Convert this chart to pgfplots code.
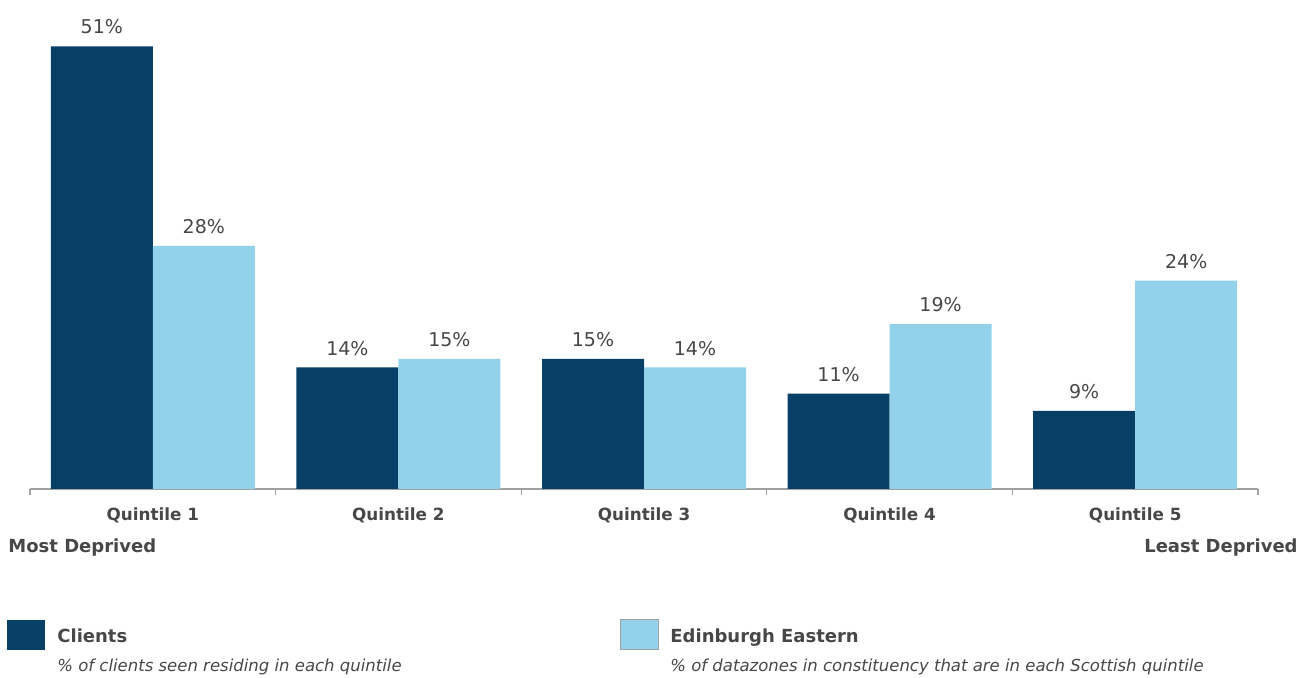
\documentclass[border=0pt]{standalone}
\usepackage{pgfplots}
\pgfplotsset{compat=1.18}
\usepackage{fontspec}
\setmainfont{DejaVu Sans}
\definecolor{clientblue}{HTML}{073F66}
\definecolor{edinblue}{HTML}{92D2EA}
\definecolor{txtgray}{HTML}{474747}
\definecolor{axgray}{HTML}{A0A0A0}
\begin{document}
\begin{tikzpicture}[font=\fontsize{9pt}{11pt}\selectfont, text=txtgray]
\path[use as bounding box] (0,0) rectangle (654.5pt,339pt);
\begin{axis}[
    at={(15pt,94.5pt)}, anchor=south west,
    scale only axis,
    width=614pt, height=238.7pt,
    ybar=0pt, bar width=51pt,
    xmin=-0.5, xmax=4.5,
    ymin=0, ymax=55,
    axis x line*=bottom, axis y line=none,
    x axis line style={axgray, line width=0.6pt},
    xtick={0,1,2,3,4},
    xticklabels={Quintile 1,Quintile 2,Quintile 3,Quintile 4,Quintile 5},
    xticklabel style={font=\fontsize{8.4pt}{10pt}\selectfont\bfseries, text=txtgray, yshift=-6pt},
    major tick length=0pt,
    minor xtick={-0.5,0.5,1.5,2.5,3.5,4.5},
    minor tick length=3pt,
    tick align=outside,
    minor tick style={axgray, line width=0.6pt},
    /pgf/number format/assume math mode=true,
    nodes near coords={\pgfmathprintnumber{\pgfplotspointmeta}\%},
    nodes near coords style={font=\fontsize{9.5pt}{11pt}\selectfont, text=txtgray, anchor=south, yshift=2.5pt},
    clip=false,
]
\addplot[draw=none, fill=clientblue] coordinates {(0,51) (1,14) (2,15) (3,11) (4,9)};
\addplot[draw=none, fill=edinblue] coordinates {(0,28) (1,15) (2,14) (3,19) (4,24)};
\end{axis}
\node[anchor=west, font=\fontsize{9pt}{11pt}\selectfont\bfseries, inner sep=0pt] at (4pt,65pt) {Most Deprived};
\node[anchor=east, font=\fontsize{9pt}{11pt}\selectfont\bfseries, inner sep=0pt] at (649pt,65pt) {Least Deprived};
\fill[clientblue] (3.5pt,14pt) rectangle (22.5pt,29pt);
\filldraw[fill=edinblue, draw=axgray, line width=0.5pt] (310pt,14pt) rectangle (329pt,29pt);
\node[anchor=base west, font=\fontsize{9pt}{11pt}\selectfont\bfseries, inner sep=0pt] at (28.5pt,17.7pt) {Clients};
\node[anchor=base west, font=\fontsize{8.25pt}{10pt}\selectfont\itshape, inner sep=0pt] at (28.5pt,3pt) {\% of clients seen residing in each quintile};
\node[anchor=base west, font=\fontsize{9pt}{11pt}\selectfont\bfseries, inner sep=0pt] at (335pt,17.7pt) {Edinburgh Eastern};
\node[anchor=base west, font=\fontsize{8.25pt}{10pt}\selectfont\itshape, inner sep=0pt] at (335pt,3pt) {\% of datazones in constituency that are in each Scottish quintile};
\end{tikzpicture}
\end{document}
...
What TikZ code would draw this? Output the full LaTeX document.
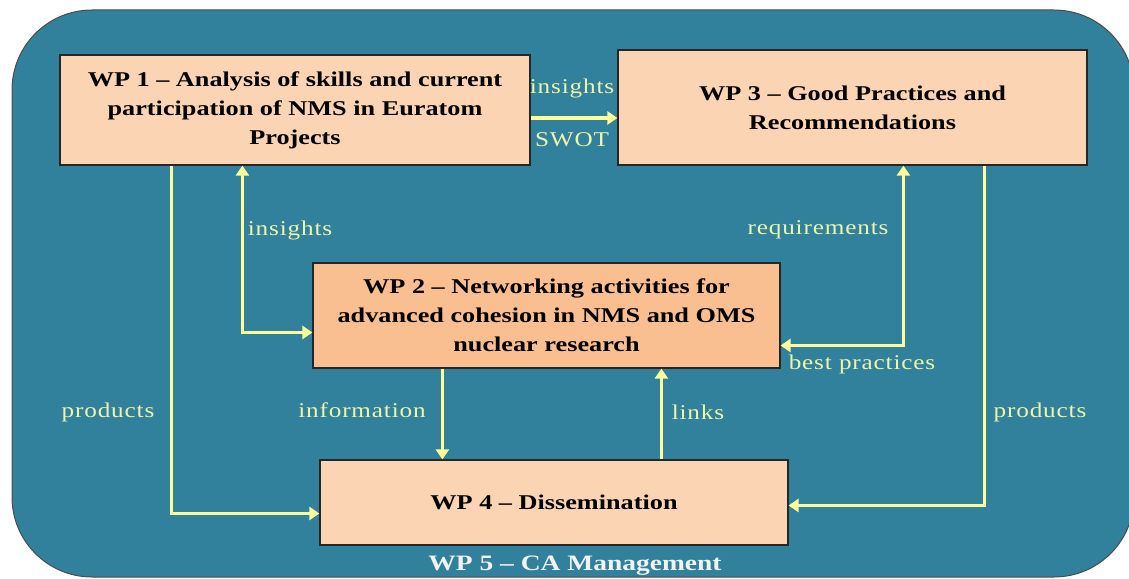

Brief:
Scan the records above for the string "code", then report every line that contains it.

Written solution:
Convert this chart to pgfplots code.
What TikZ code would draw this? Output the full LaTeX document.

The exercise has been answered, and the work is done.